With the termination of long-tenured Titans coach Jeff Fisher, a position of power opens in the NFL.
The head of the Competition Committee.
Pro Football Talk's Mike Florio makes an excellent suggestion; place Steelers coach Mike Tomlin on that committee. Not to play Devil's Advocate, but do we really think the league will want to place the coach of the team that racked up more fines than any other in a position to alter the rules the league so ardently imposed this season?
No, but that's exactly why they should do it.
The committee, which is currently co-chaired by Fisher (who will likely be removed from this spot) and Falcons GM Rich McKay, Bengals coach Marvin Lewis, Giants COO John Mara, Texans GM Rick Smith, Ravens GM Ozzie Newsome, Colts president Bill Polian and Cowboys COO Stephen Jones.
With Fisher's absence, the committee only has one coach left, Lewis. While the presence of so much general management, the balance of power in the hypothetical "us vs. them" battle is slanted too heavily in favor of upper management, and the insight of the guys directly in the crosshairs of the penalties being called is a necessity.
Tomlin, unlike many other young coaches (ahemJosh McDaniels) has operated with the maturity and vision of a coach who's been in his position for 20 years. He was outspoken enough to defend James Harrison and the littany of fines he was assessed this year, but was also strong enough of a leader to get Harrison past the issue, coaching him to what the league was forcing the players to do.
It's difficult to see anyone complaining about the way Tomlin conducts himself, and his demonstration of consistent leadership is ideal for a position on that committee.
This isn't to suggest he should be the co-chair of the committee; that rightfully is and was held by men with far more experience than Tomlin has. If they feel it's necessary to have it split between a GM and a coach, Lewis would make perfect sense to replace Fisher alongside McKay.
The group, in McKay's words, is "charged with the stewardship of the quality of the game."
No team has battled with the league more this year than the Steelers. If the committee is true to the vision McKay mentioned, Tomlin is the perfect leader for it. The demographics appear to be balanced racially, but age looks to be a bit of a discrepancy. Tomlin is young (38 years old) but already has as much or more tenure in his current position than about half the rest of the league's coaches have in theirs.

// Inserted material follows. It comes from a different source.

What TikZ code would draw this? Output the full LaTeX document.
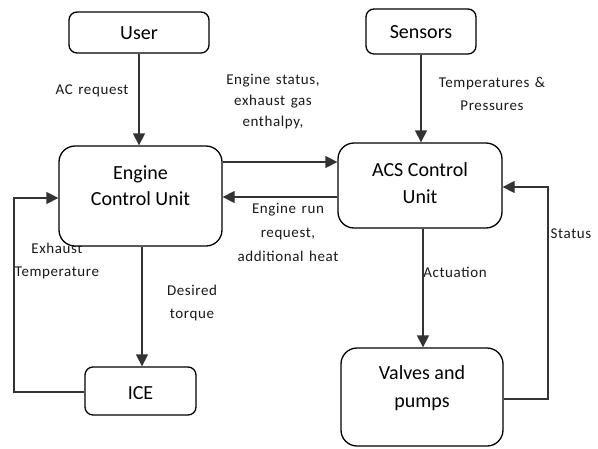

He's an old school coach who's not interested in being friends with his players, but he's connected more to the younger players than many coaches are. He fights for his players, and defends them against what he feels are unfair penalties, but never openly complains about those penalties, and won't allow his team to use them as excuses.
That's the mindset the competition committee needs; a fresh perspective while being mindful of the need to go about things the right way. He's making his second Super Bowl appearance in four years after never previously being a head coach. He's doing something right. The NFL ownership group would be wise to put Tomlin in a position of league leadership.